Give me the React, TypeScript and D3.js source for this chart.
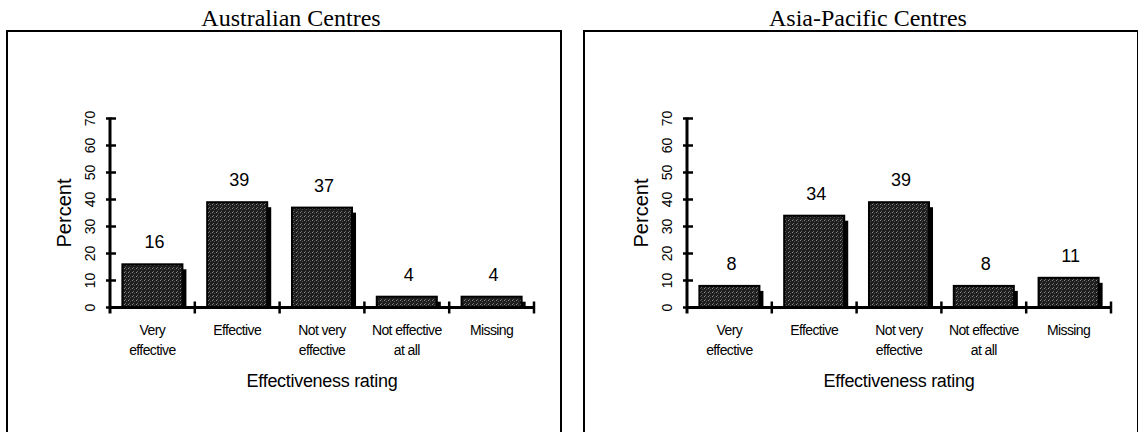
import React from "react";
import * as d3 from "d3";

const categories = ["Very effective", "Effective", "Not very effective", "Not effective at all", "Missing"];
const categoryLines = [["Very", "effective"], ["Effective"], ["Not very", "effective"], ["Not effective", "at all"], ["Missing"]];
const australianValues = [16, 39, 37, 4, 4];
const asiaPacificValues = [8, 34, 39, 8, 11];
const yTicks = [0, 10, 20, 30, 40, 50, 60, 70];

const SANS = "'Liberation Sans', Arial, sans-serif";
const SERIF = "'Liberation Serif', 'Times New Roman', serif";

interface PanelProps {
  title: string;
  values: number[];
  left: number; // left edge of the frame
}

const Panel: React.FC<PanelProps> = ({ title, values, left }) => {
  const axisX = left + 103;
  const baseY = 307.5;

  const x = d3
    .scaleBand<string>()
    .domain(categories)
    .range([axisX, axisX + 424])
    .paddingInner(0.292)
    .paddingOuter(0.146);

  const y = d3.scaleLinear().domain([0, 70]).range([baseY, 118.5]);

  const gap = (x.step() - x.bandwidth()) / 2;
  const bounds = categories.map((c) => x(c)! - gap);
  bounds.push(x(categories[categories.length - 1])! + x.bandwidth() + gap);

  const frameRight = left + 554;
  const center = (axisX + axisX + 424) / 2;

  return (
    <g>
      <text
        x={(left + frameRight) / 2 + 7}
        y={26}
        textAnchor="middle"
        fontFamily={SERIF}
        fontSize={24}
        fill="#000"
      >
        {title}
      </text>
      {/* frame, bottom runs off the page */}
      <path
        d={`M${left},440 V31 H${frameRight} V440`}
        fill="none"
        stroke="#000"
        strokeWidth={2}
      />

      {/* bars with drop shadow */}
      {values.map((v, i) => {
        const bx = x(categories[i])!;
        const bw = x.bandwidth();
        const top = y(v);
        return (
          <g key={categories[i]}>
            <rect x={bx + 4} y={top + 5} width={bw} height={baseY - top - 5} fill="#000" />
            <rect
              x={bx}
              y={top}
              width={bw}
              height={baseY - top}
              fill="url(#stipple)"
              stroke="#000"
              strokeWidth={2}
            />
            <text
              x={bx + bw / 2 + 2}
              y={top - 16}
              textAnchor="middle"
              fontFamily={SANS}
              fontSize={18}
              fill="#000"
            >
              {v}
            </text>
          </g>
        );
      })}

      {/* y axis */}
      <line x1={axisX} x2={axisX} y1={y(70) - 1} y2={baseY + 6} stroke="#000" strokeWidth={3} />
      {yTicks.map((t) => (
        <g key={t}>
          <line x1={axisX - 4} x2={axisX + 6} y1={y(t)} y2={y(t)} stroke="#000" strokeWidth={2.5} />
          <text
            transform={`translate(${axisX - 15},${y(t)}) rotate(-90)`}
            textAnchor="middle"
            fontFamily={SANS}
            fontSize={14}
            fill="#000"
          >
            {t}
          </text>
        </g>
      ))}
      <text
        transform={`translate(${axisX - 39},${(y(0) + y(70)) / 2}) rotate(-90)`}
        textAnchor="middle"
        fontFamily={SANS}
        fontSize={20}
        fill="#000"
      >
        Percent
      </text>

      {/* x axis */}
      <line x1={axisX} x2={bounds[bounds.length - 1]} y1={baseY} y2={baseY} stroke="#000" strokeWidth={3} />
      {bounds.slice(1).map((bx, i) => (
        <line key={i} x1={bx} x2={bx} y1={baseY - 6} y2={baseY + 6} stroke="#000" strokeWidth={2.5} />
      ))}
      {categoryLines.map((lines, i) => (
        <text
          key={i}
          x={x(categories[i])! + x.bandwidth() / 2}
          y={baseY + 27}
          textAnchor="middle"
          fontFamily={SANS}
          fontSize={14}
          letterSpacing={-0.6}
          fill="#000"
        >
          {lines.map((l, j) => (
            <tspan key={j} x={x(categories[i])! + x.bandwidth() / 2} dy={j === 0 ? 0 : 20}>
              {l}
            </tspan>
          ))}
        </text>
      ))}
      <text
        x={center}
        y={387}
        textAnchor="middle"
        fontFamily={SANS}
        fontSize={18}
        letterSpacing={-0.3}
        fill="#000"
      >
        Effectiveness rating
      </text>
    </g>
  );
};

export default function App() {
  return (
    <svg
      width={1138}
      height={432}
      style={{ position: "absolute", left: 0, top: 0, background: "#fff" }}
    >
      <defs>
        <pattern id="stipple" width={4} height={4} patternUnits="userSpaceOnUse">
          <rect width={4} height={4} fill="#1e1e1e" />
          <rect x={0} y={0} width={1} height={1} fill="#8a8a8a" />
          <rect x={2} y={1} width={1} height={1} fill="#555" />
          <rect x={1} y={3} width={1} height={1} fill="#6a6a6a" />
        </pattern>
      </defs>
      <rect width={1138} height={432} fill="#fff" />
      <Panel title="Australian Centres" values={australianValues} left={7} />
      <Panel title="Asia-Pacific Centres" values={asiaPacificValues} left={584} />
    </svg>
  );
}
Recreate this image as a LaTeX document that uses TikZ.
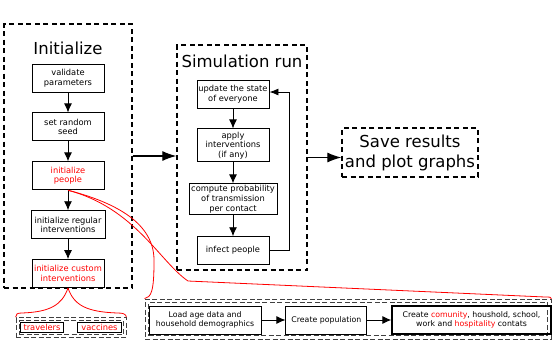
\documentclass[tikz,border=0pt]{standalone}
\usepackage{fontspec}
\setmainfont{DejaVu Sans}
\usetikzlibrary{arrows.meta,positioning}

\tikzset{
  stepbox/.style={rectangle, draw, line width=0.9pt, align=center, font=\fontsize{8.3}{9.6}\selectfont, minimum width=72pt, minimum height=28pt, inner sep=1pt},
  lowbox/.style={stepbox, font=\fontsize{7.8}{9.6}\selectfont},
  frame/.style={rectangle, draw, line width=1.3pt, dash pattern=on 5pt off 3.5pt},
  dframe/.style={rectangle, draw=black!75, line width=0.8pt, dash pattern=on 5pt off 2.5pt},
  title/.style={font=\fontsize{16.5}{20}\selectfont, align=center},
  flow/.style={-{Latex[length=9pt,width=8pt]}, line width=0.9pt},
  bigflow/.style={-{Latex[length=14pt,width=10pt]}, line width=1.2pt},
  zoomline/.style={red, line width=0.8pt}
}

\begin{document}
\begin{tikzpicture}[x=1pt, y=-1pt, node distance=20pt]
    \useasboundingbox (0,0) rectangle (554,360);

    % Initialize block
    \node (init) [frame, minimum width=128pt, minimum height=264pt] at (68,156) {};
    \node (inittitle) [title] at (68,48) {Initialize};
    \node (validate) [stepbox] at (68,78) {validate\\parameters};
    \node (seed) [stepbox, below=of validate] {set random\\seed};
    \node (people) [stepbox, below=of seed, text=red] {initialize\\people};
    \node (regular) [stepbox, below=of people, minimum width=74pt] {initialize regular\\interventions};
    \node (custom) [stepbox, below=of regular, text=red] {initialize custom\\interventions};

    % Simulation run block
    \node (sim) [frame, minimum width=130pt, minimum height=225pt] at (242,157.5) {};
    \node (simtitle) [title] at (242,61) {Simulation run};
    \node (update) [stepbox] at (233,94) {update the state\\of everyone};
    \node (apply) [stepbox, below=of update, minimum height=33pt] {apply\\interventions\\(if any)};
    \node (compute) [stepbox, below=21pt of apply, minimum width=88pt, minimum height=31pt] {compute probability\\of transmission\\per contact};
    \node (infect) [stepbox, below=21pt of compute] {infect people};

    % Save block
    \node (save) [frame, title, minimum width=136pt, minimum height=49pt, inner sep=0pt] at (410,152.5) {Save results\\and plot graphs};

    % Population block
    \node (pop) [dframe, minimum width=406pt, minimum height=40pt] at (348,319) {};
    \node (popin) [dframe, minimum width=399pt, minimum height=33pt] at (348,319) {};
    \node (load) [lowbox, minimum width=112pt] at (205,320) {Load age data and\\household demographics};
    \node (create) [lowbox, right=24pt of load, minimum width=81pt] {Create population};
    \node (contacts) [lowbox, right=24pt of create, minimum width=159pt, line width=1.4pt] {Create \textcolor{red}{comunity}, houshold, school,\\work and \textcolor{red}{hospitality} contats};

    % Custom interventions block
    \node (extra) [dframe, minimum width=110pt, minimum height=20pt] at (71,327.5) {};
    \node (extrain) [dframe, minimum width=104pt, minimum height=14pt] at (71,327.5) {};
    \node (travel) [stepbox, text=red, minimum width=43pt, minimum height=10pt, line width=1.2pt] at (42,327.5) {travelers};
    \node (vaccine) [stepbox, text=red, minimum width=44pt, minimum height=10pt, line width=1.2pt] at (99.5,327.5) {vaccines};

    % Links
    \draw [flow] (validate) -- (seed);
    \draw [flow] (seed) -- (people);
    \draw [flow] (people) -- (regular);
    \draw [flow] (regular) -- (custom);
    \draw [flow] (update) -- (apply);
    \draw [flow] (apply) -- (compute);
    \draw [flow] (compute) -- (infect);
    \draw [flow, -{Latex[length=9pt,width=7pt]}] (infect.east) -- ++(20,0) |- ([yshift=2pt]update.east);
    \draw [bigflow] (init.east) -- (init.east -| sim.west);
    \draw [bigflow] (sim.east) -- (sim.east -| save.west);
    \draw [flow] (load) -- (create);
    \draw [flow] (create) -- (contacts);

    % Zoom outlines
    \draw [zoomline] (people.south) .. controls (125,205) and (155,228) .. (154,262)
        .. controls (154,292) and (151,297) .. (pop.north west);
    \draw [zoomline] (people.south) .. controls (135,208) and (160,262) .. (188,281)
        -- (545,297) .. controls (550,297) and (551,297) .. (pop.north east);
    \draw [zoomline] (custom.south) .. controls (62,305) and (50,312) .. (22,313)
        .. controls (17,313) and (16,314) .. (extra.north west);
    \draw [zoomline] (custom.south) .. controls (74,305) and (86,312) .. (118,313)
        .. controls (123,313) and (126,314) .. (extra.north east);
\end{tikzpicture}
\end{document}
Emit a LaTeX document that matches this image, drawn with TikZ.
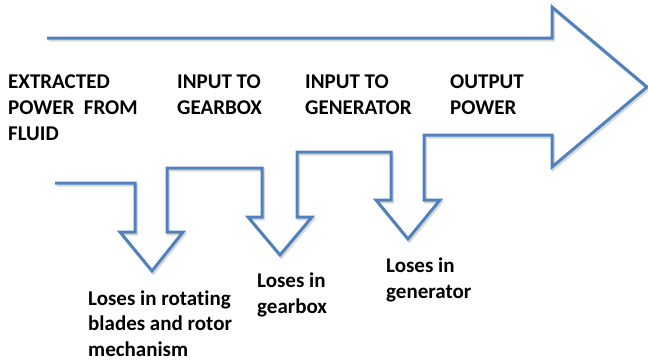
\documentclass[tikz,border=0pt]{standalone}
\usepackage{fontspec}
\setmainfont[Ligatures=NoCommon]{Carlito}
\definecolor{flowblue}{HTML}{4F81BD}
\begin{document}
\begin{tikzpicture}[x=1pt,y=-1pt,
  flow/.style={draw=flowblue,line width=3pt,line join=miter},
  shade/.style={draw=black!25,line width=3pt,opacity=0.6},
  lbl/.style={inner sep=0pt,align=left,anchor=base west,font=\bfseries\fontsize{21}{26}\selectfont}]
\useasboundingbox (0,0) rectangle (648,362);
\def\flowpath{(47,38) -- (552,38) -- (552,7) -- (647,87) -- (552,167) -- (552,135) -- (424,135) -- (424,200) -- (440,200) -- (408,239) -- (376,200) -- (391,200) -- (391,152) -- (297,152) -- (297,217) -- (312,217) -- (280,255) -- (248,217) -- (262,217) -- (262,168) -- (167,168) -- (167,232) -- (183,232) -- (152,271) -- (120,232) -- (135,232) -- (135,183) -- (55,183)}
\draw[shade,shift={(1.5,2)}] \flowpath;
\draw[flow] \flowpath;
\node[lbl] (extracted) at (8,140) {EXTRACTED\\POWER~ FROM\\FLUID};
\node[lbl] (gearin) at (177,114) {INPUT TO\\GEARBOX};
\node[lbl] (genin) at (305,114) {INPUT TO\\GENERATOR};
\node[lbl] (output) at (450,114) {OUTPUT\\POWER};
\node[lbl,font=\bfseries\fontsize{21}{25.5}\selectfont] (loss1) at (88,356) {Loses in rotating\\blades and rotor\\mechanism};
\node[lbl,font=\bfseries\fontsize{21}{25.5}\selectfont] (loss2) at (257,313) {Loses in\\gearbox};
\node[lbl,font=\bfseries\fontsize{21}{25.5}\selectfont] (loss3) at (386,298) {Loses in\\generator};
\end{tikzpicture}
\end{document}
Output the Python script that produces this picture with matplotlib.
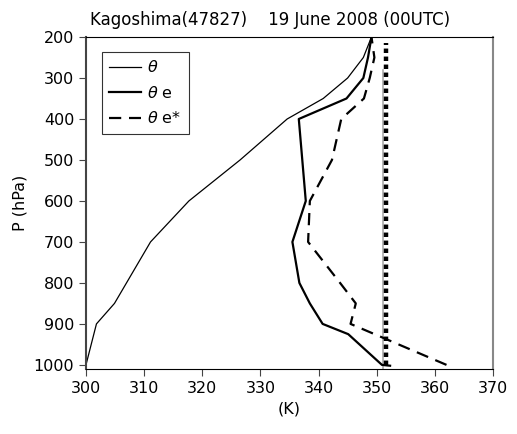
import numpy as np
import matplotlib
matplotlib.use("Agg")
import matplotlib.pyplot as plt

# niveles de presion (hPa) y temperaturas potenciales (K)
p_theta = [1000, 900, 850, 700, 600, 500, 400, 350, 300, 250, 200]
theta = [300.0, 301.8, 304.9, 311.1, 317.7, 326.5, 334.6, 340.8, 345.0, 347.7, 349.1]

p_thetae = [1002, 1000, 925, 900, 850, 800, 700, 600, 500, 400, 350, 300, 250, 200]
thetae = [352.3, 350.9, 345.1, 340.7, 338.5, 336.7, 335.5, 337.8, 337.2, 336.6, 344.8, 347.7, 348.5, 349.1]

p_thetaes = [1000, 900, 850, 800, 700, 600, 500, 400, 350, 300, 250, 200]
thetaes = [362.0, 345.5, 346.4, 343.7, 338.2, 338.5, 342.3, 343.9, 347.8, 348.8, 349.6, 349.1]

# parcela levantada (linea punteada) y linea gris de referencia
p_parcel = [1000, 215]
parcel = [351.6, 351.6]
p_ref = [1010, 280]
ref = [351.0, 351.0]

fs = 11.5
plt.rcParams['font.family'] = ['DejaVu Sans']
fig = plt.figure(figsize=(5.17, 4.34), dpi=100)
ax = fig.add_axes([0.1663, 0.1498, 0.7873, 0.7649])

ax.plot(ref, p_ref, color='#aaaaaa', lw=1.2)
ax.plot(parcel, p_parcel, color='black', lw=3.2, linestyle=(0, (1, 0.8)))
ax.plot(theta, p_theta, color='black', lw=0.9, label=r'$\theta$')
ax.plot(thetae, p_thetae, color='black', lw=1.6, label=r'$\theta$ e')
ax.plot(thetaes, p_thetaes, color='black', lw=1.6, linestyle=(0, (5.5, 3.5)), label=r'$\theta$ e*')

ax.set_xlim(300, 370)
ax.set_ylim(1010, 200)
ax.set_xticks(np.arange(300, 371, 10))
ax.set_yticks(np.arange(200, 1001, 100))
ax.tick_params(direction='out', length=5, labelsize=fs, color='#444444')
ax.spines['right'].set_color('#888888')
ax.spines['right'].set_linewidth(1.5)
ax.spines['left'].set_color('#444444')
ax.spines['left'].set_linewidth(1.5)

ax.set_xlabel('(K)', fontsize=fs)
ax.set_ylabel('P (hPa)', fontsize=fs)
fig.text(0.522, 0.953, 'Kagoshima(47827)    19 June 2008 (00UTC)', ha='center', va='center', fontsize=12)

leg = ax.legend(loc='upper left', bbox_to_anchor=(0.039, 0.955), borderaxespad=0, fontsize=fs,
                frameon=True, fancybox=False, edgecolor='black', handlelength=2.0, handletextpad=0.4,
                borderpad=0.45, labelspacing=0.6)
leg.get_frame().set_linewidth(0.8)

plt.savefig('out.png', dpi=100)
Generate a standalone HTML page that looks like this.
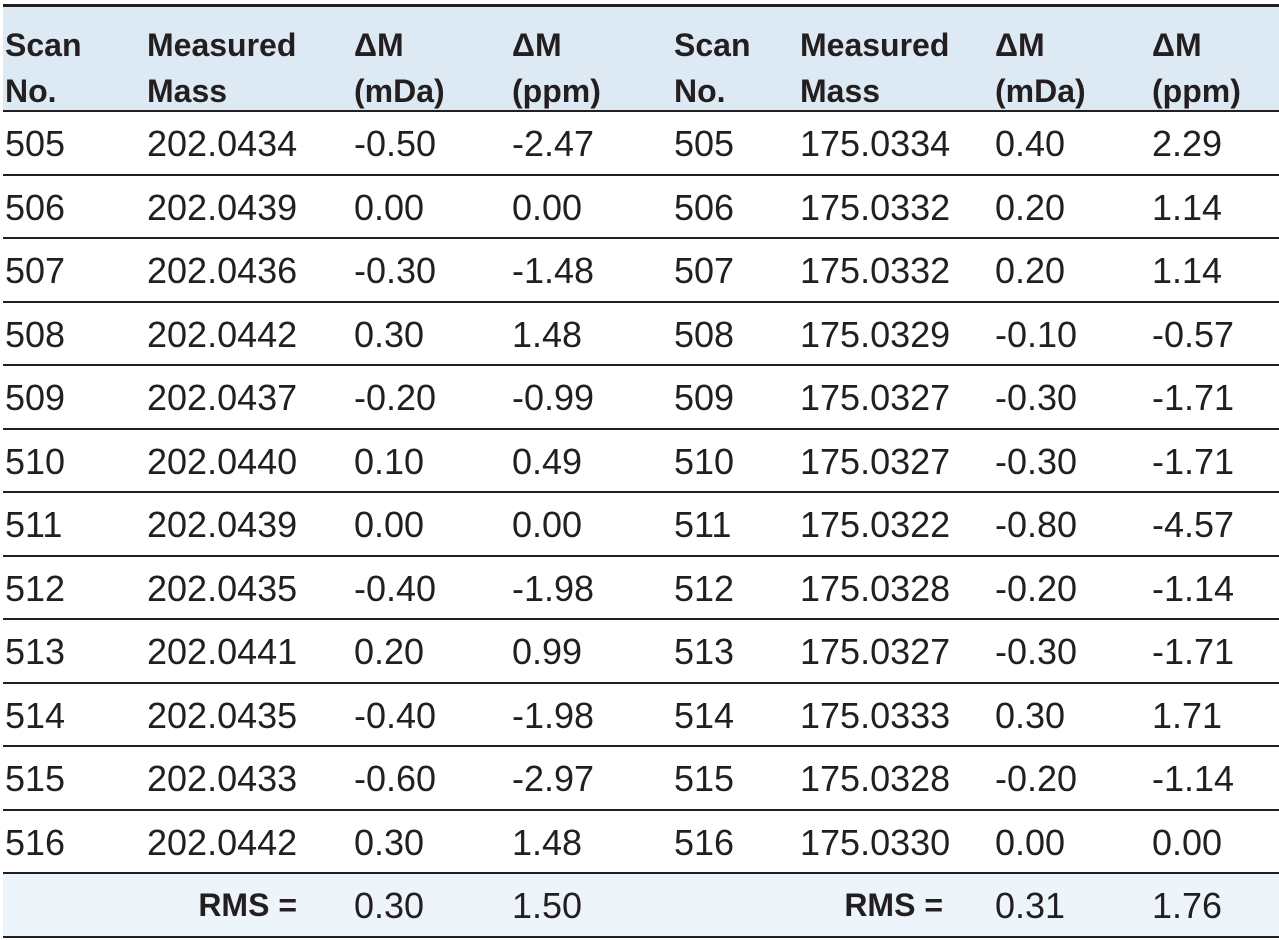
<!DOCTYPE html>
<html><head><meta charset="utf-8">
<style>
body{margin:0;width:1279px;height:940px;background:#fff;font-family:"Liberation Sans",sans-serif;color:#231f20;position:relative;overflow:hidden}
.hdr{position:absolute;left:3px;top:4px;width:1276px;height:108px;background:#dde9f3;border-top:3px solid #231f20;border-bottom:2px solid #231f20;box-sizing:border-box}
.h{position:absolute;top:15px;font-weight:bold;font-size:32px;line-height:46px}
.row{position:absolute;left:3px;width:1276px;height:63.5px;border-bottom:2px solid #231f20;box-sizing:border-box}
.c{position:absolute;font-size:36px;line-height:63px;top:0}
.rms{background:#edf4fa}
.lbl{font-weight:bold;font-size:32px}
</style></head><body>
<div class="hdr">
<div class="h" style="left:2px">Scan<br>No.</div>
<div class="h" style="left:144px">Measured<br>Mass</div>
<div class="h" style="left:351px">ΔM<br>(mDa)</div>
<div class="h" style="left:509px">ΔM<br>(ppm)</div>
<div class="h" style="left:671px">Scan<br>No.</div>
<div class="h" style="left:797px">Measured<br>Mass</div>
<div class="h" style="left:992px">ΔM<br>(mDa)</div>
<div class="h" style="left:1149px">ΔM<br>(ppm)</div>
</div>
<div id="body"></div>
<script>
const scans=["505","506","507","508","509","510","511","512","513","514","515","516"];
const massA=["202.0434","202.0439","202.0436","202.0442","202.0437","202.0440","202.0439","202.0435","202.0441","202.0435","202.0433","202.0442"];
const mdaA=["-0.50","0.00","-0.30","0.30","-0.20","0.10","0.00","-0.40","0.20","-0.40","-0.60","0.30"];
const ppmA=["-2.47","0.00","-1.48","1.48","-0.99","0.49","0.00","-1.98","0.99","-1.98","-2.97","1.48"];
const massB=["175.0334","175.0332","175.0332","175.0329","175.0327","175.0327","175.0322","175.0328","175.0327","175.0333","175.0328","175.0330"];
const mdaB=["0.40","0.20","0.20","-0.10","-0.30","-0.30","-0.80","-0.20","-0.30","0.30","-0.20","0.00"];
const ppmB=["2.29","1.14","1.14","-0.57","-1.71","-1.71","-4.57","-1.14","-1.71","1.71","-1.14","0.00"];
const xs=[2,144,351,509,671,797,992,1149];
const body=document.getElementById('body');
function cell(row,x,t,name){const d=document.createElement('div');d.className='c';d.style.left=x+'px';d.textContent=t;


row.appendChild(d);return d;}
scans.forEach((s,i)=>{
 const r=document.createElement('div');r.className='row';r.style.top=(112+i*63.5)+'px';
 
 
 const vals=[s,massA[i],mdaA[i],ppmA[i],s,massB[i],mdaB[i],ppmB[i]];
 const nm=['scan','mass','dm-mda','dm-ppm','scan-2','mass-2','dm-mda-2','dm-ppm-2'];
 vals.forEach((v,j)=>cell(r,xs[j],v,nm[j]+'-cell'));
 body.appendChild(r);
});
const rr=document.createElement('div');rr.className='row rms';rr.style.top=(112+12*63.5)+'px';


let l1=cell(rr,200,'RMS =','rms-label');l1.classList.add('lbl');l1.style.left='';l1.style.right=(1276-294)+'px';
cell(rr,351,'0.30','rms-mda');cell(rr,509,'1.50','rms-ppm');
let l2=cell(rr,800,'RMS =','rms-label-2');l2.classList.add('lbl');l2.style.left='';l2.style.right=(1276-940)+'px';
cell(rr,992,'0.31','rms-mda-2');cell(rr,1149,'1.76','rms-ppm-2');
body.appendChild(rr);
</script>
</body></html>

> _THE REQUEST_
List all lines above in which the string "image" appears.

> _RESPONSE TO THIS EXERCISE_
Recreate this image as a LaTeX document that uses TikZ.
Emit a LaTeX document that matches this image, drawn with TikZ.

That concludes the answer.